On its surface, Lamar's record is decidedly small-scale when looked at in the scope of popular rap music. The album has a lot of the touchstones of gangster rap: crime, drug use, death, guns, murder, theft, bitches and hoes, etc, etc, etc, but with none of the bombast or glamor that are usually associated with such topics.

Instead, Lamar tells a simple story about trying to be a good kid when forces seem to be asking him to do otherwise. The character on the album puts himself in harm's way at the possibility of having sex with a sexy girl. He doesn't usually like drugs or violence, but he gets talked into both when he is faced with peer pressure from his friends. One of his friends dies and he considers getting a weapon and retaliating.

Now, none of these things are similar to my own experiences growing up and yet, at the same time, they totally are. I've done dumb things and put myself in bad spots to impress a woman. I've done things with friends I wouldn't do in a million years if I was by myself. I've often thought of responding the wrong way, the more satisfying way, to people who've harmed me. By telling his own, simple coming-of-age story, Lamar has made an album that is about everyone, despite just being about him.

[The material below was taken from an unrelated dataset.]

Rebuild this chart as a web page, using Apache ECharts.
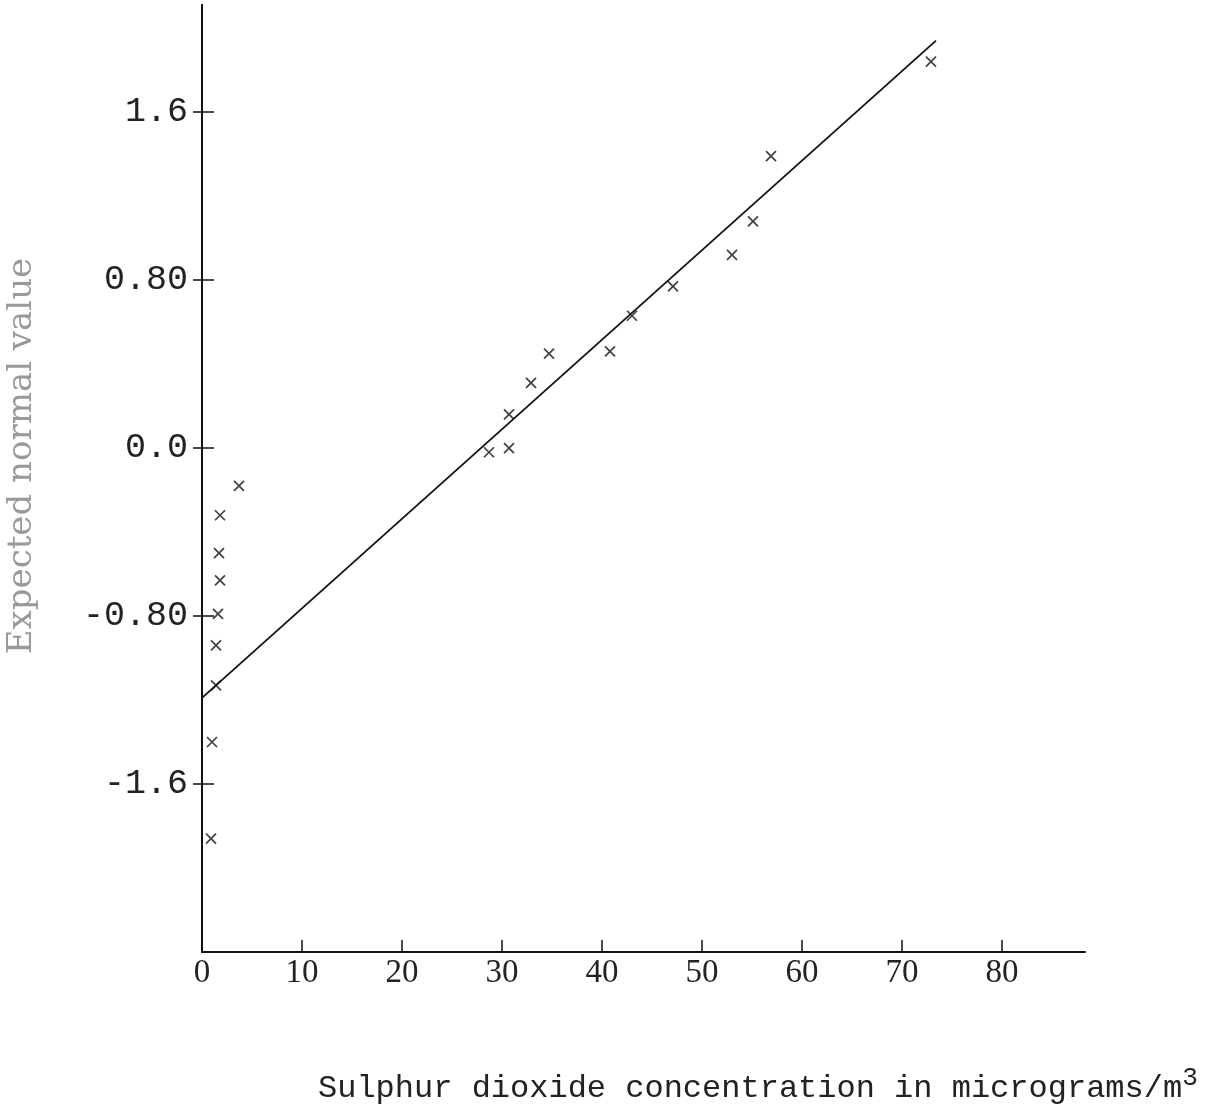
<!DOCTYPE html>
<html>
<head>
<meta charset="utf-8">
<script src="https://cdn.jsdelivr.net/npm/echarts@6/dist/echarts.min.js"></script>
<style>html,body{margin:0;padding:0;background:#fff}#c{width:1227px;height:1113px}</style>
</head>
<body>
<div id="c"></div>
<script>
// Observations: [SO2 concentration, expected normal value]
const so2Values = [3.7, 1.8, 1.7, 1.8, 1.6, 1.4, 1.4, 1.0, 0.9,
  28.7, 30.7, 30.7, 32.9, 34.7, 40.8, 43.0, 47.1, 53.0, 55.1, 56.9, 72.9];
const normalValues = [-0.18, -0.32, -0.50, -0.63, -0.79, -0.94, -1.13, -1.40, -1.86,
  -0.02, 0.00, 0.16, 0.31, 0.45, 0.46, 0.63, 0.77, 0.92, 1.08, 1.39, 1.84];
// Fitted line end points
const fitX = [0, 73.4];
const fitY = [-1.19, 1.94];
const xTicks = [10, 20, 30, 40, 50, 60, 70, 80];
const xLabels = [0, 10, 20, 30, 40, 50, 60, 70, 80];
const yTicks = [-1.6, -0.8, 0, 0.8, 1.6];
const yLabelText = {'-1.6': '-1.6', '-0.8': '-0.80', '0': '0.0', '0.8': '0.80', '1.6': '1.6'};

const scatterData = so2Values.map((x, i) => [x, normalValues[i]]);
const lineData = fitX.map((x, i) => [x, fitY[i]]);

const chart = echarts.init(document.getElementById('c'));
const axisCommon = {
  type: 'value', min: -2.4, max: 2.11, interval: 0.8,
  splitLine: {show: false},
  axisLine: {show: true, onZero: false, lineStyle: {color: '#111', width: 2}}
};
chart.setOption({
  animation: false,
  backgroundColor: '#fff',
  grid: {left: 202, right: 1227 - 1085, top: 5, bottom: 1113 - 952, containLabel: false},
  xAxis: {
    type: 'value', min: 0, max: 88.3,
    splitLine: {show: false},
    axisLine: {onZero: false, lineStyle: {color: '#111', width: 2}},
    axisTick: {show: true, inside: true, length: 12, customValues: xTicks, lineStyle: {color: '#111', width: 1.5}},
    axisLabel: {customValues: xLabels, margin: 5, fontFamily: 'Liberation Serif', fontSize: 33, color: '#222',
      formatter: v => String(v)}
  },
  yAxis: [
    Object.assign({}, axisCommon, {
      axisTick: {show: true, inside: false, length: 9, customValues: yTicks, lineStyle: {color: '#111', width: 1.5}},
      axisLabel: {customValues: yTicks, margin: 14, fontFamily: 'Liberation Mono', fontSize: 35, color: '#222',
        formatter: v => yLabelText[String(Math.round(v * 10) / 10)] || ''}
    }),
    Object.assign({}, axisCommon, {
      position: 'left',
      axisTick: {show: true, inside: true, length: 12, customValues: yTicks, lineStyle: {color: '#111', width: 1.5}},
      axisLabel: {show: false}
    })
  ],
  title: {
    text: '{t|Sulphur dioxide concentration in micrograms/m}{s|3}',
    left: 313, top: 1060,
    textStyle: {
      fontWeight: 'normal',
      rich: {
        t: {fontFamily: 'Liberation Mono', fontSize: 32, fontWeight: 'normal', color: '#222', verticalAlign: 'bottom', lineHeight: 40},
        s: {fontFamily: 'Liberation Mono', fontSize: 26, fontWeight: 'normal', color: '#222', verticalAlign: 'top', padding: [0, 0, 22, 0], lineHeight: 40}
      }
    }
  },
  graphic: [{
    type: 'text', x: 22, y: 456, rotation: Math.PI / 2,
    style: {text: 'Expected normal value', font: '34px "DejaVu Serif"', fill: '#999', align: 'center', verticalAlign: 'middle'}
  }],
  series: [
    {
      type: 'line', data: lineData, symbol: 'none', xAxisIndex: 0, yAxisIndex: 0,
      lineStyle: {color: '#111', width: 1.8}, z: 2
    },
    {
      type: 'scatter', data: scatterData, xAxisIndex: 0, yAxisIndex: 0,
      symbol: 'path://M0,0L10,10M10,0L0,10', symbolSize: 10,
      itemStyle: {color: 'none', borderColor: '#111', borderWidth: 1.7}, z: 3
    }
  ]
});
</script>
</body>
</html>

Like the best short story writers, Lamar allows the listener to insert himself into the tale and learn something about themselves while still telling a unique story. It comes off as simple. It clearly is not. It all seems so easy. Hardly anyone can do it. Jawbreaker could. The Streets did. Kendrick Lamar has on good kid, m.a.a.d city., an album that breaks through and allows for a real connection.